Oops. This must be one of yours! All that stuff about messages being clear in and by themselves, those being the essence and all! You should have mentioned this one too (maybe you did). However, my handy English edition has a long footnote:

The above passage may be regarded as a key to the understanding of the Qur'an. Tabarī identifies the āyāt muhkamāt ("messages that are clear in and by themselves") with what the philologists and jurists describe as nass-namely, ordinances or statements which are self-evident (zāhir) by virtue of their wording (cf. Lisān al-'Arab, art. Nass). Consequently, Tabarī regards as āyāt muhkamāt only those statements or ordinances of the Qur'an which do not admit of more than one interpretation (which does not, of course, preclude differences of opinion regarding the implications of a particular āyah muhkamah).
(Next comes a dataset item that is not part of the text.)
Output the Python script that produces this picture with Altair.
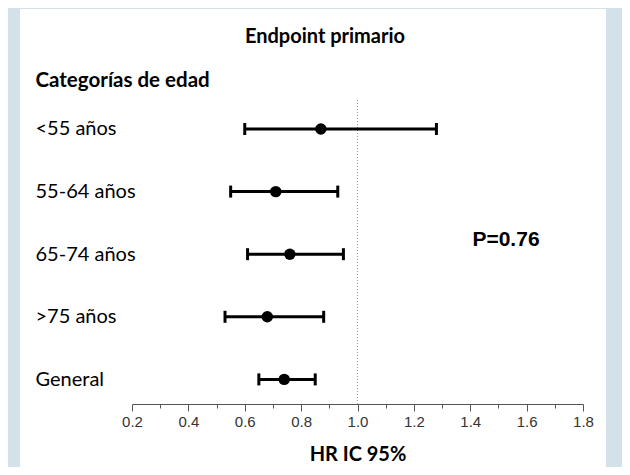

In my opinion, however, it would be too dogmatic to regard any passage of the Qur'an which does not conform to the above definition as mutashābin ("allegorical"): for there are many statements in the Qur'an which are liable to more than one interpretation but are, nevertheless, not allegorical-just as there are many expressions and passages which, despite their allegorical formulation, reveal to the searching intellect only one possible meaning. For this reason, the āyāt mutashābihāt may be defined as those passages of the Qur'an which are expressed in a figurative manner, with a meaning that is metaphorically implied but not directly, in so many words, stated. The āyāt muhkamāt are described as the "essence of the divine writ" (umm al-kitāb) because they comprise the fundamental principles underlying its message and, in particular, its ethical and social teachings: and it is only on the basis of these clearly enunciated principles that the allegorical passages can be correctly interpreted.

It doesn't sound so simple anymore, does it? But it does sound like my citation of "no coercion in religion" just might fit this interpretation. Is it just barely possible that my interpretation isn't simply Western-apologistic stuff and nonsense? That's all that I'm asking for.

Let me now comment briefly on what is arguably your central assertion:

The truth is: human wisdom, logic, knowledge and capacity to reason has improved by thousands of folds since the time Koran was revealed. Yet, in today's world of excellence in science and reason, people with the highest degrees (PhD etc.) cannot make out what these select verses (seemingly unacceptable) mean. I have seen modern Muslims with outstanding intellectual achievement behind them, including decades of teaching in renowned Universities in Asia, Europe and America do suffer from the same crisis when comes the issue of these verses.

Having established why intelligent people of good faith might find interpretive difficulties where you see none, let me focus on the first sentence.  I agree that we make better washing machines and atomic bombs these days. But human wisdom has "improved by thousands of folds" in the last 1400 years? Really? We are wiser now than, say, Socrates? Our capacity to reason is better than, say, Ibn Rushd's? Is reason then the same thing as modern natural science? Or do you mean that the scientific methodology has somehow improved the natural human capacity for reason, as it has improved technology? How has it done that? What is your evidence? World peace, perhaps? You go way beyond textual disputation with this amazing claim, despite your own injunction, and you also go way beyond my ability to grasp how you can possibly be serious about this. I am willing to enter into this debate over the nature of human wisdom. These questions might take us in an entirely different direction from wrangling over Islamic textual citations but hey, you're the one that brought them up.  A good way to begin would be to go through a Platonic dialogue-any Platonic dialogue, your choice-and find all the places where wisdom and rationality have improved since then.

I do not expect to have persuaded you. Nor can you expect to have persuaded me.  That's not how it works. The best we can do is to offer each other our thoughts, from which each of us will hear whatever we can hear. I think that you are right to question whether this debate should be carried any further. Not only am I not qualified to trade citations with you, but also I do not find that form of theological argumentation interesting. I have tried to express my reasons for that disinterest as clearly as possible, and apologize if I have failed. I also apologize for any note of asperity that has crept into my part of the dialogue.

Let me end with a suitably obscure but hopefully intriguing quote about the Qur'an from a genuine born-and-bred non-western-minded non-western-resident non-neo-Muslim named Mawlānā Jalāl al-Din Rūmī:

The Qur'an is as a bride who does not disclose her face to you, for all that you draw aside the veil. That you should examine it, and yet not attain happiness and unveiling, is due to the fact that the act of drawing aside the veil has itself repulsed and tricked you, so that the bride has shown herself to you as ugly, as if to say, "I am not that beauty." The Qur'an is able to show itself in whatever form it pleases. But if you do not draw aside the veil and seek only its good pleasure, watering its sown field and attending on it from afar, toiling upon that which pleases it best, it will show its face to you without your drawing aside the veil.

How can we make sense of this? Perhaps we should try for a sympathetic interpretation-for according to my thesis, some degree of sympathy is required for interpretation. Maybe then we will see all those horrid citations in a new light, and maybe we will learn to let go of our righteous anger and find peace.